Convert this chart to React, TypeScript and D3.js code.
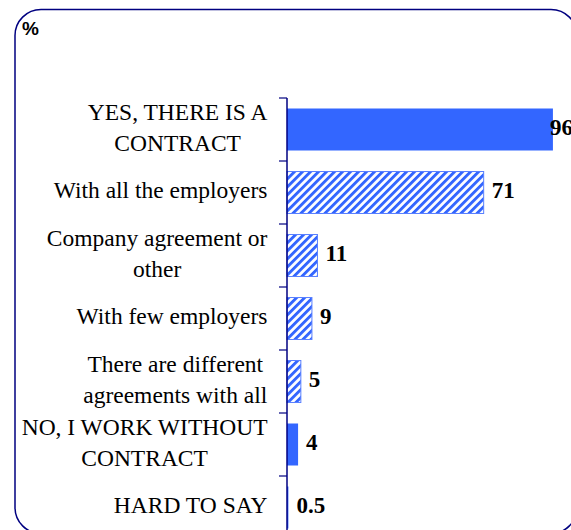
import React, { useEffect, useRef } from "react";
import * as d3 from "d3";

const categories: string[][] = [
  ["YES, THERE IS A", "CONTRACT"],
  ["With all the employers"],
  ["Company agreement or", "other"],
  ["With few employers"],
  ["There are different", "agreements with all"],
  ["NO, I WORK WITHOUT", "CONTRACT"],
  ["HARD TO SAY"],
];
const values: number[] = [96, 71, 11, 9, 5, 4, 0.5];
const patterned: boolean[] = [false, true, true, true, true, false, false];
const valueLabels: string[] = ["96", "71", "11", "9", "5", "4", "0.5"];
const unitLabel = "%";

const W = 571;
const H = 530;
const BLUE = "#3366ff";
const NAVY = "#000080";
const SERIF = "'Liberation Serif', 'Times New Roman', Times, serif";

export default function App() {
  const ref = useRef<SVGSVGElement | null>(null);

  useEffect(() => {
    const svg = d3.select(ref.current);
    svg.selectAll("*").remove();

    const defs = svg.append("defs");
    const pat = defs
      .append("pattern")
      .attr("id", "diag")
      .attr("patternUnits", "userSpaceOnUse")
      .attr("width", 5.66)
      .attr("height", 5.66)
      .attr("patternTransform", "rotate(45)");
    pat.append("rect").attr("width", 5.66).attr("height", 5.66).attr("fill", "#ffffff");
    pat.append("rect").attr("width", 2.9).attr("height", 5.66).attr("fill", BLUE);

    // border
    svg
      .append("rect")
      .attr("x", 15)
      .attr("y", 9.5)
      .attr("width", 562)
      .attr("height", 524)
      .attr("rx", 26)
      .attr("ry", 26)
      .attr("fill", "white")
      .attr("stroke", NAVY)
      .attr("stroke-width", 1.5);

    svg
      .append("text")
      .attr("x", 22)
      .attr("y", 35)
      .style("font-family", "'Liberation Sans', Arial, sans-serif")
      .style("font-weight", "bold")
      .style("font-size", "19px")
      .text(unitLabel);

    const idx = d3.range(values.length);
    const x = d3.scaleLinear().domain([0, 100]).range([287, 564]);
    const y = d3
      .scaleBand<number>()
      .domain(idx)
      .range([98, 539])
      .paddingInner(1 / 3)
      .paddingOuter(1 / 6);
    const step = y.step();
    const top = 98;

    // bars
    svg
      .selectAll("rect.bar")
      .data(idx)
      .enter()
      .append("rect")
      .attr("class", "bar")
      .attr("x", x(0))
      .attr("y", (i) => y(i)!)
      .attr("width", (i) => x(values[i]) - x(0))
      .attr("height", y.bandwidth())
      .attr("fill", (i) => (patterned[i] ? "url(#diag)" : BLUE))
      .attr("stroke", (i) => (patterned[i] ? "#5a80ff" : "none"))
      .attr("stroke-width", 1);

    // axis
    const axisG = svg.append("g");
    axisG
      .append("line")
      .attr("x1", x(0))
      .attr("x2", x(0))
      .attr("y1", top)
      .attr("y2", top + step * values.length)
      .attr("stroke", NAVY)
      .attr("stroke-width", 1.5);
    axisG
      .selectAll("line.tick")
      .data(d3.range(values.length + 1))
      .enter()
      .append("line")
      .attr("class", "tick")
      .attr("x1", x(0) - 8)
      .attr("x2", x(0))
      .attr("y1", (k) => top + k * step)
      .attr("y2", (k) => top + k * step)
      .attr("stroke", NAVY)
      .attr("stroke-width", 1.2);

    // category labels
    const lineH = 31;
    idx.forEach((i) => {
      const lines = categories[i];
      const cy = y(i)! + y.bandwidth() / 2;
      const g = svg.append("g");
      const t = g
        .append("text")
        .style("font-family", SERIF)
        .style("font-size", "23.5px")
        .attr("text-anchor", "middle")
        .attr("fill", "#000");
      lines.forEach((ln, j) => {
        t.append("tspan")
          .attr("x", 0)
          .attr("y", cy + 5.5 - ((lines.length - 1) * lineH) / 2 + j * lineH)
          .text(ln);
      });
      const bb = (t.node() as SVGTextElement).getBBox();
      const right = 267.5;
      g.attr("transform", `translate(${right - bb.width / 2},0)`);
    });

    // value labels
    svg
      .selectAll("text.val")
      .data(idx)
      .enter()
      .append("text")
      .attr("class", "val")
      .attr("x", (i) => Math.min(x(values[i]) + 8, 550))
      .attr("y", (i) => y(i)! + y.bandwidth() / 2 + 5.5)
      .style("font-family", SERIF)
      .style("font-weight", "bold")
      .style("font-size", "23px")
      .attr("fill", "#000")
      .text((i) => valueLabels[i]);
  }, []);

  return (
    <svg
      ref={ref}
      width={W}
      height={H}
      style={{ position: "absolute", left: 0, top: 0, background: "white" }}
    />
  );
}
--- --- ---
## Given exercise
Emit the lines of the material exactly, from its first line to the line containing "const top = 98;", inclusive; leave every picture out.

## Reply to the exercise
Convert this chart to React, TypeScript and D3.js code.
import React, { useEffect, useRef } from "react";
import * as d3 from "d3";

const categories: string[][] = [
  ["YES, THERE IS A", "CONTRACT"],
  ["With all the employers"],
  ["Company agreement or", "other"],
  ["With few employers"],
  ["There are different", "agreements with all"],
  ["NO, I WORK WITHOUT", "CONTRACT"],
  ["HARD TO SAY"],
];
const values: number[] = [96, 71, 11, 9, 5, 4, 0.5];
const patterned: boolean[] = [false, true, true, true, true, false, false];
const valueLabels: string[] = ["96", "71", "11", "9", "5", "4", "0.5"];
const unitLabel = "%";

const W = 571;
const H = 530;
const BLUE = "#3366ff";
const NAVY = "#000080";
const SERIF = "'Liberation Serif', 'Times New Roman', Times, serif";

export default function App() {
  const ref = useRef<SVGSVGElement | null>(null);

  useEffect(() => {
    const svg = d3.select(ref.current);
    svg.selectAll("*").remove();

    const defs = svg.append("defs");
    const pat = defs
      .append("pattern")
      .attr("id", "diag")
      .attr("patternUnits", "userSpaceOnUse")
      .attr("width", 5.66)
      .attr("height", 5.66)
      .attr("patternTransform", "rotate(45)");
    pat.append("rect").attr("width", 5.66).attr("height", 5.66).attr("fill", "#ffffff");
    pat.append("rect").attr("width", 2.9).attr("height", 5.66).attr("fill", BLUE);

    // border
    svg
      .append("rect")
      .attr("x", 15)
      .attr("y", 9.5)
      .attr("width", 562)
      .attr("height", 524)
      .attr("rx", 26)
      .attr("ry", 26)
      .attr("fill", "white")
      .attr("stroke", NAVY)
      .attr("stroke-width", 1.5);

    svg
      .append("text")
      .attr("x", 22)
      .attr("y", 35)
      .style("font-family", "'Liberation Sans', Arial, sans-serif")
      .style("font-weight", "bold")
      .style("font-size", "19px")
      .text(unitLabel);

    const idx = d3.range(values.length);
    const x = d3.scaleLinear().domain([0, 100]).range([287, 564]);
    const y = d3
      .scaleBand<number>()
      .domain(idx)
      .range([98, 539])
      .paddingInner(1 / 3)
      .paddingOuter(1 / 6);
    const step = y.step();
    const top = 98;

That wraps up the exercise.